Keywords: human rights, humanitarian, laws, weapons.












             Throughout this research paper, I will analyze a trade agreement established between Canada and Saudi Arabia. This agreement, established by the former Conservative Canadian government, has endowed a $15 billion trade agreement for LAV to the Saudi Arabian government. Notably, Saudi Arabia is governed by a dominant Sunni Islamic government. The Canadian government has become well informed of the severity of the threat Iran and the Houthi movements in Yemen pose on the Middle East. Furthermore, the previous Conservative government had endowed the export of LAVs and training to the Saudi military forces. In relation, this research proposal will examine whether Canada’s involvement in this arms deal has violated international human rights and humanitarian law obligations, as defined by the United Nations. Through a Constructivist lens, I will analyze the current research on the arms deal and view how a realistic approach would contest it.

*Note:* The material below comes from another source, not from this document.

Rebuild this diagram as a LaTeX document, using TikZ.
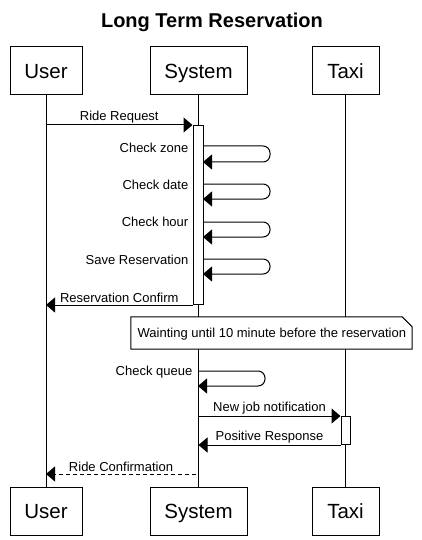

I will establish the context as to how this arms deal was developed, through the examination of the Saudi Arabian conflict in Yemen. Through a contextual understanding, I will establish various positions surrounding this arms deal including those by non-governmental organizations, distinguished publicists and the Canadian Government. The examination of this deal carries many underlying arguments and justifications from both positive and negative positions. While Canada is not directly involved in the conflict in Yemen, there have been concerns over how the LAVs could be used by the Saudis to oppress the Shiat community. Conversely, the Canadian Government sees this is an opportunity for Canadians, as it would create more than 3000 new jobs in London, Ontario. This increase in jobs will ultimately boost the Canadian economy. A prominent opinion brought forth by the current Canadian Prime Minister, Justin Trudeau, is neither for nor against this deal. He believes “[w]e inherited the contract…with Saudi Arabia, …  Going forward, we will make sure that we are much more rigorous and transparent about living up to Canadians’ expectations. But, at the same time, we can’t turn around and cancel a contract like that without putting in jeopardy Canada’s business relationships with countries around the world.” (Blackwell, 2016) This evidence will go on to further answer whether or not Canada has violated international human rights.